Van Jones Resigns: Three Green Takeaways
With the resignation of White House CEQ member and “Green Jobs Czar” Van Jones over Labor Day weekend, the movement toward a green tech economy took more than just a symbolic hit. Take these three lessons from Jones’ resignation as signals that the Senate’s lift on energy/climate change legislation in the coming weeks may be even tougher than predicted:
Green as Granola…or Worse? We have seen time and again this year that in spite of further entrenchment with skeptics, the green movement is still not resonant in red state America. In fact, they see climate change and energy reform as hippie holdover hokum. The Jones resignation proves that in at least one way, the movement is still way too far out on the fringe. The idea that a White House-level official with Jones stature and profile could possibly have been affiliated with a 9/11-truth group — even in a peripheral way — demonstrates that a lot of the movement’s leadership comes from well outside the political mainstream.

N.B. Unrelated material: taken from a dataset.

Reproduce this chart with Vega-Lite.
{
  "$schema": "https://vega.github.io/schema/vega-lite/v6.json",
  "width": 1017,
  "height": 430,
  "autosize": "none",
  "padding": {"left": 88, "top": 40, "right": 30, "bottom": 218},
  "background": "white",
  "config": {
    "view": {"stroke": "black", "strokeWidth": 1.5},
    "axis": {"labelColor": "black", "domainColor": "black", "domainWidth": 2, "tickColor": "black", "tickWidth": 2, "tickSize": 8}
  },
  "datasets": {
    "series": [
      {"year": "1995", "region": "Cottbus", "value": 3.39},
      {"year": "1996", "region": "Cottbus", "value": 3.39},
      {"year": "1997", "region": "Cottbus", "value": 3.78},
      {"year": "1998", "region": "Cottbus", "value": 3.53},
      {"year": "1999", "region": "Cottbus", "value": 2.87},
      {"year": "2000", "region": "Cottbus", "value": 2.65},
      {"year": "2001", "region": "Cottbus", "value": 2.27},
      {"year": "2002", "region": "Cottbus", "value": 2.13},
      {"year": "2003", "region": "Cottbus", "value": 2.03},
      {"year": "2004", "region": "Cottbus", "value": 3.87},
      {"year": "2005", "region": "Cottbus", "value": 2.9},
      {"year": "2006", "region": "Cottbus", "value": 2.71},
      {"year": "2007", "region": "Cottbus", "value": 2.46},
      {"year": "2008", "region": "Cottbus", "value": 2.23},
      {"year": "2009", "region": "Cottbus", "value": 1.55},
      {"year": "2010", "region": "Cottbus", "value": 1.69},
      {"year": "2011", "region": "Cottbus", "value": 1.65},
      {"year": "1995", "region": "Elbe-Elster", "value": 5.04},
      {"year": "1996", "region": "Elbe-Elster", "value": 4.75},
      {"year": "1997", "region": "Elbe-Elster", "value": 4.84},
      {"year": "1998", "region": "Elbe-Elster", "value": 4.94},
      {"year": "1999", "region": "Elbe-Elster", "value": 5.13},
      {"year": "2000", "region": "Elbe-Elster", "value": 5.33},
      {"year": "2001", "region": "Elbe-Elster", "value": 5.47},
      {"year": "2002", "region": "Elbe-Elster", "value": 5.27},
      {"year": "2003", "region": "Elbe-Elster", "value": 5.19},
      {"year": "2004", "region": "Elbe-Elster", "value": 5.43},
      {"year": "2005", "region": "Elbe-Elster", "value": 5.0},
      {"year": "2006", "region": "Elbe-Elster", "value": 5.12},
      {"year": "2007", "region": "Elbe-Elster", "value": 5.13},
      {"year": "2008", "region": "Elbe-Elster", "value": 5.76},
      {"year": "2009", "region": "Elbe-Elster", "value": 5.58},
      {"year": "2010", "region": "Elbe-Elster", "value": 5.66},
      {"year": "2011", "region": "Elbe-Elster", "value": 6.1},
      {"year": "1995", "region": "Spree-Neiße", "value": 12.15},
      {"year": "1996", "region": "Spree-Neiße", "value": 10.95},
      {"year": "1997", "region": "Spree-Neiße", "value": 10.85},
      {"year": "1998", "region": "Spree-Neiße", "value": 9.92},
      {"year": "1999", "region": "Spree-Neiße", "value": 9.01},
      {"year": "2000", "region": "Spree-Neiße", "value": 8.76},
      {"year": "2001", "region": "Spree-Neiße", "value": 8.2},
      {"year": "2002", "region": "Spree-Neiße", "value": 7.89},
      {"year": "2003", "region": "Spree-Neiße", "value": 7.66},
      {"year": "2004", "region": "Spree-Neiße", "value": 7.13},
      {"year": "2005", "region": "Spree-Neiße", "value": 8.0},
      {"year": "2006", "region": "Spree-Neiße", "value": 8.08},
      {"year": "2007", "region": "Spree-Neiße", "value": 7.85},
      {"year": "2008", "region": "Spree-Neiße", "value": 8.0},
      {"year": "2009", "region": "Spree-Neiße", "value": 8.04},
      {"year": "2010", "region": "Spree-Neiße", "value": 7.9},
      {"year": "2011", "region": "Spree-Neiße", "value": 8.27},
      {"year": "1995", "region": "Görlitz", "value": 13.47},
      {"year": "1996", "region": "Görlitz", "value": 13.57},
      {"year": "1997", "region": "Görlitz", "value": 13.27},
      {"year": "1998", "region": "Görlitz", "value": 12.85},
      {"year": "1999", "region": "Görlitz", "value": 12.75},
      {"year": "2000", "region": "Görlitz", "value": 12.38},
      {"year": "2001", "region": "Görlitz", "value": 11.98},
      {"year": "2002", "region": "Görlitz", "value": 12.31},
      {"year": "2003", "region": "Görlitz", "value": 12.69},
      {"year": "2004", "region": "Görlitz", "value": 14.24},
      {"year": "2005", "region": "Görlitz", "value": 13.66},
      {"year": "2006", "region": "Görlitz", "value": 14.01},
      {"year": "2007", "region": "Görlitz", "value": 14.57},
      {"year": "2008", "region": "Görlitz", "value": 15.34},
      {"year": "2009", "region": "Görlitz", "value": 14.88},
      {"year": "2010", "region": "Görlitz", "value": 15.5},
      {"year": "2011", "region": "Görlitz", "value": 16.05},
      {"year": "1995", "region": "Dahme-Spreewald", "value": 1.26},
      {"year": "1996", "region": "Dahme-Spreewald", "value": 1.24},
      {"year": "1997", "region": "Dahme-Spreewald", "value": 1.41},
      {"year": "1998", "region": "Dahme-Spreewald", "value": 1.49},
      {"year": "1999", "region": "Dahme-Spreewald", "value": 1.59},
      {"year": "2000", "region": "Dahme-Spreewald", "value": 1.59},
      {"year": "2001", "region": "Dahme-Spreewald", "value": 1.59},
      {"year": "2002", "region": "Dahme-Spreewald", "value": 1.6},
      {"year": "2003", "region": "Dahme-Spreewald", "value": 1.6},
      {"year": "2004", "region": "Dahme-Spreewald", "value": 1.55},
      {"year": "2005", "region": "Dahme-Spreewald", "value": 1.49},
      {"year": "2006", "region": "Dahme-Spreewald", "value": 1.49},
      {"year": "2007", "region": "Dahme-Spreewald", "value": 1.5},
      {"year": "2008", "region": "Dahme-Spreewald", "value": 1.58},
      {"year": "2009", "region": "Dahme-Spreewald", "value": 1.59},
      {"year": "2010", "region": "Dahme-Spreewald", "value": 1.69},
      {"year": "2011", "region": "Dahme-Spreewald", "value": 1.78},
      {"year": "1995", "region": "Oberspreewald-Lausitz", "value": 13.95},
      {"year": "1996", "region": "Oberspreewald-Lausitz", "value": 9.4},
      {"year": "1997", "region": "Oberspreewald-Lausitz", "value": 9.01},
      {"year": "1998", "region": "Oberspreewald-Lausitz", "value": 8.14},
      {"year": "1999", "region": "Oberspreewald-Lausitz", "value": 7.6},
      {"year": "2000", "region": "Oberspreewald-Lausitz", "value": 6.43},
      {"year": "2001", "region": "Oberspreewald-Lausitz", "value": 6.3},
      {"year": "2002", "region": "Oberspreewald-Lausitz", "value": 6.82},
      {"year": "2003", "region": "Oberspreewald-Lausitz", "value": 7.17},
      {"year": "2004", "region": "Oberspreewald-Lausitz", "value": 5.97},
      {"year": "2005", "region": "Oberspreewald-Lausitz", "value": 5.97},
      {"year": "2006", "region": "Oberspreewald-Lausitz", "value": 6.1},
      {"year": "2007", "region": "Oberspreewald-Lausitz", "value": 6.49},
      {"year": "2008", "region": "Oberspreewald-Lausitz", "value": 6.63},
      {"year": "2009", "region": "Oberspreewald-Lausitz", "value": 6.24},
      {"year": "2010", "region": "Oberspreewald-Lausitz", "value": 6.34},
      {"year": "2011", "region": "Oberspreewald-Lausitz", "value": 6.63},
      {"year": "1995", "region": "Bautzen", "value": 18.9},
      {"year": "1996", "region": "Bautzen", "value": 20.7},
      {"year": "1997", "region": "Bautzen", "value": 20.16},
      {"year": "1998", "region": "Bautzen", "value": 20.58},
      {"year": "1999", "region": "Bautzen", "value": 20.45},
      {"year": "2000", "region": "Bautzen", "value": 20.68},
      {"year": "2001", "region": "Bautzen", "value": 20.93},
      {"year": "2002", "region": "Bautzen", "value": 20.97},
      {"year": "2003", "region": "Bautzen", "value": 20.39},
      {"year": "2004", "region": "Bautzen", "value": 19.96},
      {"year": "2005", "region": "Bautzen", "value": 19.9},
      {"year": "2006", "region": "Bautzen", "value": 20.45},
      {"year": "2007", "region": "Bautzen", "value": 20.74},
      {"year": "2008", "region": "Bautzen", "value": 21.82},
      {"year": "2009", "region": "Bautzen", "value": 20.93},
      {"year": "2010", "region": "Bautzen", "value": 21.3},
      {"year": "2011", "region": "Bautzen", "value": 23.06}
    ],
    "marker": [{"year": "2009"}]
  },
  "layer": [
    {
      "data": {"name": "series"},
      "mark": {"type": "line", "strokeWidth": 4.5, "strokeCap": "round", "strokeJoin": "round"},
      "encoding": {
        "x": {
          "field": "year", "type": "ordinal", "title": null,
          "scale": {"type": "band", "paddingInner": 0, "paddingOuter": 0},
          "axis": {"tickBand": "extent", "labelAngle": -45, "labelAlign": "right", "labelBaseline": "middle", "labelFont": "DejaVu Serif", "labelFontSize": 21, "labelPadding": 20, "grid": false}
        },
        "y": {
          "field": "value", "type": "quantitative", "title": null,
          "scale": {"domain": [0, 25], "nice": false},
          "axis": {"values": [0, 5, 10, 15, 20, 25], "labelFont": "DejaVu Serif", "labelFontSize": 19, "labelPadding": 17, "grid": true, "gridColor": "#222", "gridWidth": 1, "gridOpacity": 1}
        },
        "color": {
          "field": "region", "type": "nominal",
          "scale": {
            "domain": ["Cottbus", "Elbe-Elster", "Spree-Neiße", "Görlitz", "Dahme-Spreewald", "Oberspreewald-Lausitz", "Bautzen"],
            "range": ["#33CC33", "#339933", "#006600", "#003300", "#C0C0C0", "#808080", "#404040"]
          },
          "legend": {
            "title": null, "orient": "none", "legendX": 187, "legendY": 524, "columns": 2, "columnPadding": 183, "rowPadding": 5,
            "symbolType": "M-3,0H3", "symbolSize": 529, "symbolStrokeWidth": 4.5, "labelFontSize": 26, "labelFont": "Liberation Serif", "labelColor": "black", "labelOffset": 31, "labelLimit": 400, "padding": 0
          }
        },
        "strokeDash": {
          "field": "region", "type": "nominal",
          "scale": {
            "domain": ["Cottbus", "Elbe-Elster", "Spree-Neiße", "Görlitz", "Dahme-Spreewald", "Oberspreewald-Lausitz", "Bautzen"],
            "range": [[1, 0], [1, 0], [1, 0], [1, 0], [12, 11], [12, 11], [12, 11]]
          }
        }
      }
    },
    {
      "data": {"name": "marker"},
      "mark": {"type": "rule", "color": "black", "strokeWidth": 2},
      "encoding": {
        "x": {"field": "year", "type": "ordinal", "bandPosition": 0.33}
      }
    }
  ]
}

How to Replace a Rock Star? From a messaging standpoint, Van Jones is irreplaceable for Obama. He – literally – wrote the book on “green-collar jobs” and no other single figure has the kind of bona fides in both the Mother Jones and Fast Company crowds. To his credit, Jones built that reputation as an early adopter of green economy ideals, and the impressive resume of vision and leadership that he cultivated in the Bay Area — especially his innovations on urban job training — looked ripe for nationwide scalability.
A Sign for the Senate? The White House has stumbled in selecting a core message around climate change for the general public, using the summer months to float trial balloons on approaches like national security that are thought to be more resonant with middle America. But, green jobs promised to be a central motif as Senate debate on a climate bill kicks off in September. While the bureaucrats running the programs in Washington will remain in place, Jones departure is a leadership upheaval at an inopportune time for the White House and the Senate progressives who will be carrying the water on the climate/energy bill.